June 14, 2018

When I first brought home my three cats from the shelter, I was and am still grieving for my Thursie and Toots McGoots.  Thursday and Tuesday.

Sitting at my computer one day, Murphy, this orange and white cute guy of a cat.  Because Murphy is 100% guy.  G-U-Y.  He is all boy and has no problem whatsoever being cute or loving.  Jumped into my lap, curled up purring, and stayed there.

I wept.

Immediately.

I started weeping.

My mother.  How much my mother would have loved to have known a cat like Murphy.  It is what she wanted in a cat, a companion to keep her company.

Some know this story.  My mother had strokes for years.  Mini-strokes.  What was I to do?  I had to respect her wishes.  She didn’t always follow the doctor’s orders.

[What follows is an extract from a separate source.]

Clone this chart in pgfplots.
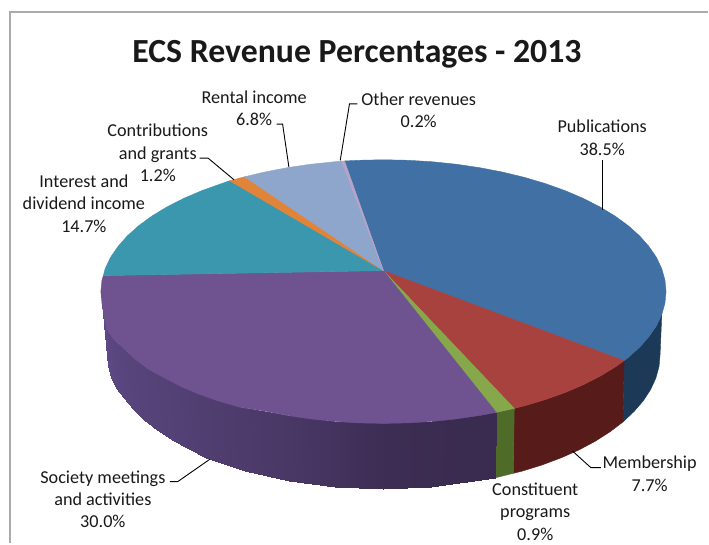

Once I called the police because she had gone driving, I have no idea how she was able to drive and drive back home.  Not a joke.  True story.  Her head…was, well…she was being protected I saw in her returning home.

When I saw the movie Matrix at the theater, I went because I was invited by a friend.  However, I was uneasy.  A social life is important, so I went.  I called my mother after the movie to check on her, she told me she was fine.  I didn’t believe her.  There was nothing else in her voice to tell me otherwise, I just did not believe her.

Driving home, I was – like a tightening in my lungs where I couldn’t expand my lungs to breathe, I was worried.  I didn’t know what to do.

I found my mother sitting down in the sun room looking out the sliding glass doors.  Her back was to me.  I was talking to her, it wasn’t until I walked in front of her that I saw the skin on the left side of her face had slid off.  Snowball was sitting next to her in the chair.  Curled up next to her because Snowball knew there was something wrong, she did what she could.  She stayed with my mother and didn’t move.

What to do?  How to react?  It was a mini-stroke.

I have not been able to forget the picture it created for me.

At first it looks peaceful.  Looking out the window at the scenery.  Sitting, enjoying the view.  It isn’t until I was able to face her that I saw the destruction and the killing.